# Any of you teach your Bettas "Tricks"? :)



## doggyhog (Apr 30, 2009)

I taught my Betta Jello Bites, a trick. You can see the video here: http://www.flickr.com/photos/[email protected]/3513460136/

He is learning to jump too. :-D 

Any of you done this????


----------



## dramaqueen (Jul 7, 2008)

Very cute! I've never tried it.


----------



## Kyle (May 11, 2009)

sweet


----------



## ifish (Apr 30, 2009)

do bettas tank need a lid
and i taught my betta to roll over like 360 degres its so funny


----------



## Ozzy Greyman (May 11, 2009)

every time i walk in my room and my betta sees me it goes up to the hole in the lid of my aquarium where i drop its food in and i have only had it since saturday


----------



## ifish (Apr 30, 2009)

hey betta know how to spin in a circle on his side


----------



## crowntail lover (Apr 25, 2009)

Yes I have tought Pearl, and Arriel to follow my finger tip around their tank.


----------



## onekatietwo (Apr 12, 2009)

ifish said:


> hey betta know how to spin in a circle on his side


Lol. This makes no sense.


----------



## ifish (Apr 30, 2009)

but its true he dose a 360 turn


----------



## IonBaller07 (Mar 29, 2009)

My female will jump out of the water and grab a pellet from my hand, but I didnt teach her it shes just fat.


----------



## doggyhog (Apr 30, 2009)

Haha! My betta BITES me! It feels so weird. He jumps and bites my fingers all the time.


----------



## dramaqueen (Jul 7, 2008)

They WILL bite if you stick your finger in there. lol


----------



## tnicholas1970 (May 10, 2009)

lol thats really funny hopefully shell be okay when she jumps


----------



## dramaqueen (Jul 7, 2008)

As long as they don't jump out of the tank.


----------



## millertime610 (Apr 30, 2009)

Dramaqueen is right... I lost a danio that way. My GF came home to Baby <she named her> on the floor, very sad...


----------



## Nataku (Feb 22, 2009)

Bettas do jump, some better than others.
Some of my bettas have learned some 'tricks' to perform on cue. Shrimp will flare on command when you show him a yellow cap (like the ones I have for my water jugs) and strut about in a circle, then shoot up to the top of the tank ... he knows he gets fed if he does it, the little monster, but he is so pretty when he does.

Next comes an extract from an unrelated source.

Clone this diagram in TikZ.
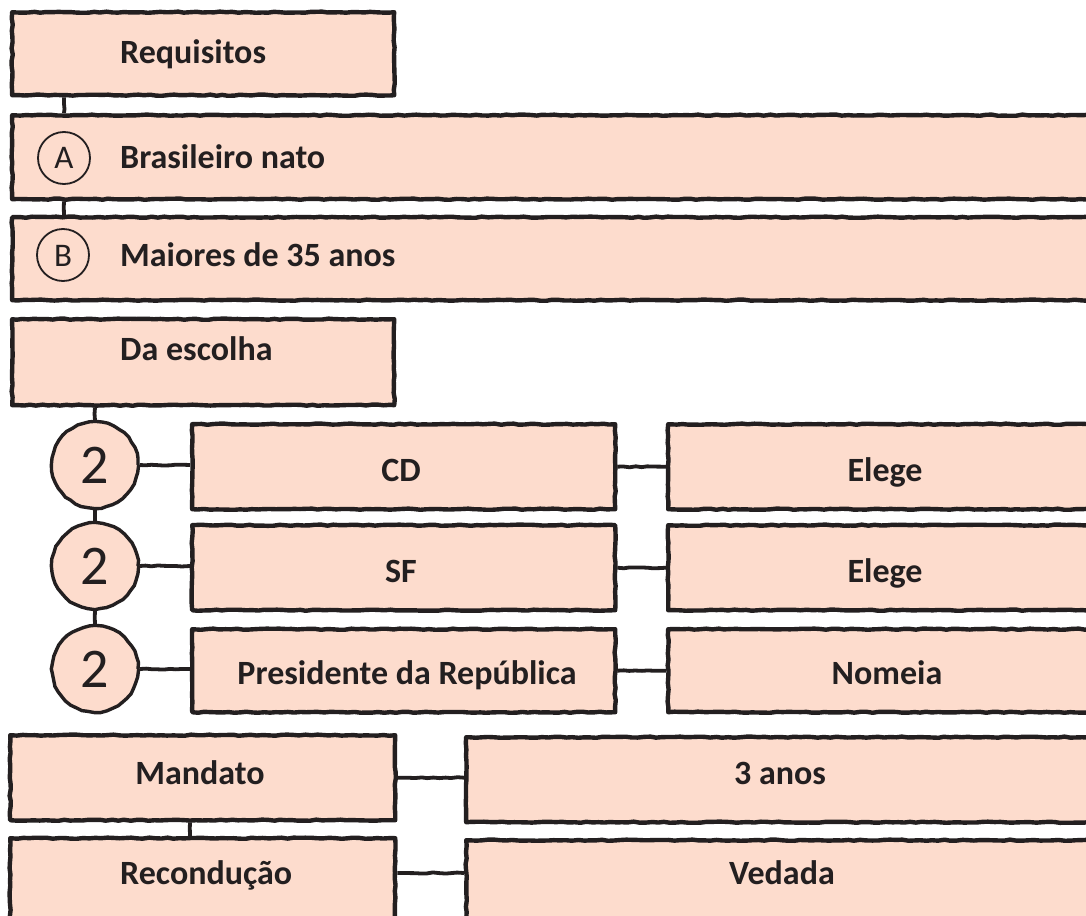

Mr. Rufflebut jumps for food, will snatch it off the tip of my finger, but I think that's just because he's a pig. 

The blue and red delta in quarantine (the one in my signature) is also turning into quite the jumper. I put the food bottle on top of the lid on his tank one day while I went to mess with something else, and the next thing I hear there's this thumping sound. He was jumping so high trying to get the food bottle (not sure if it was because he could see the pellets in it, or just because it was something up there) he was hitting his lid. Which, from the surface of the water the the lid is two inches! Now that he's recovering (I should update my sig) he's become much more active, and I have hope of being able to teach him some things, he's pretty quick.

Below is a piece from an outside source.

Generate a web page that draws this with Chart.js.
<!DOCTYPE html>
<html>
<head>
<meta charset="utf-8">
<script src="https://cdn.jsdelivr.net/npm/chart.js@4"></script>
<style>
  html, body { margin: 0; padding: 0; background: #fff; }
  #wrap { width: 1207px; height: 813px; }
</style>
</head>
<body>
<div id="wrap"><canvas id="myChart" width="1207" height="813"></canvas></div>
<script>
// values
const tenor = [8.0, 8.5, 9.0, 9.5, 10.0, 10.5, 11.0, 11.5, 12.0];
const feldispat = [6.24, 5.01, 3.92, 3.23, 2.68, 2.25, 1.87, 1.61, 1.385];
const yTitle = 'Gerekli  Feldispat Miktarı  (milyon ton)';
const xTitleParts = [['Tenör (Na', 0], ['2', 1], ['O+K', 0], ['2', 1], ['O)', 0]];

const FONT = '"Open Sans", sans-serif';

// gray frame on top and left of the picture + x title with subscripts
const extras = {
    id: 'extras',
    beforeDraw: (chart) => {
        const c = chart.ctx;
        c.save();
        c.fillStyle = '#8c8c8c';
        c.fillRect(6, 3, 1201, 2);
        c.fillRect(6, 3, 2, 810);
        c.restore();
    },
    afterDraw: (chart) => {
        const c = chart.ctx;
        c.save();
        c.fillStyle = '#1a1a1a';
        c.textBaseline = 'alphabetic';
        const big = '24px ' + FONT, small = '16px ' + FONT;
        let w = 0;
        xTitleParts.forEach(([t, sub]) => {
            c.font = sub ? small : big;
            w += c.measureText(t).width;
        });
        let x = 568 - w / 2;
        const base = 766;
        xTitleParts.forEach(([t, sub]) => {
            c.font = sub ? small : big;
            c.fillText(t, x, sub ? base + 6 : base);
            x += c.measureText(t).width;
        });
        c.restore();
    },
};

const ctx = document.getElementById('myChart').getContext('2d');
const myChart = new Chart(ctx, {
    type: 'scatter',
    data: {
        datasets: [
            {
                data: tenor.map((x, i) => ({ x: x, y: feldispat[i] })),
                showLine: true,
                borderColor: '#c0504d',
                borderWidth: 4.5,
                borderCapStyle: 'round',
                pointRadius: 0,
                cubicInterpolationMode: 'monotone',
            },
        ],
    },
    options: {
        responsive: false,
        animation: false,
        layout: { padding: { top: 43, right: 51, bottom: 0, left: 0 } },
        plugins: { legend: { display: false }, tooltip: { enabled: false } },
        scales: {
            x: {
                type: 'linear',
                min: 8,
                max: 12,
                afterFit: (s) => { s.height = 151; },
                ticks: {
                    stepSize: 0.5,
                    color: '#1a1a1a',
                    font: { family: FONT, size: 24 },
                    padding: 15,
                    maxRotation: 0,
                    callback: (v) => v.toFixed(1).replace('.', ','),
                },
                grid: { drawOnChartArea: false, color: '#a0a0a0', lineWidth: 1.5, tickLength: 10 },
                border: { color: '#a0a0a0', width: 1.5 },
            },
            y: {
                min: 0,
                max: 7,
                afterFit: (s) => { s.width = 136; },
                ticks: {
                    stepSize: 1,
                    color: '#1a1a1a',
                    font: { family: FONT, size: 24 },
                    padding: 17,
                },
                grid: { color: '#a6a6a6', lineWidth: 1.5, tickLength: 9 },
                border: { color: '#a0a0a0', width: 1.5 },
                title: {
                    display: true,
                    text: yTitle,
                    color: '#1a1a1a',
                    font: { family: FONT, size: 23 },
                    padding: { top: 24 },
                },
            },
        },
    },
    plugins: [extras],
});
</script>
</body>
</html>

Crichoid and Xyphoid will both do the wiggle dance and follow your finger around the tank any time you put it up against the glass. Although how difficult that really was to teach is questionable, they already did a wiggle dance every time I went to go feed them, so I think they just equate my presence with food.


----------



## ifish (Apr 30, 2009)

thats so cute how many bettas do you have anyway my betta dosnt jump


----------



## Blott (May 19, 2009)

Wow... how on earth do you actually train fish to do _anything_?


----------



## doggyhog (Apr 30, 2009)

Food!!!


----------



## dramaqueen (Jul 7, 2008)

I think they'll do anything for food. lol


----------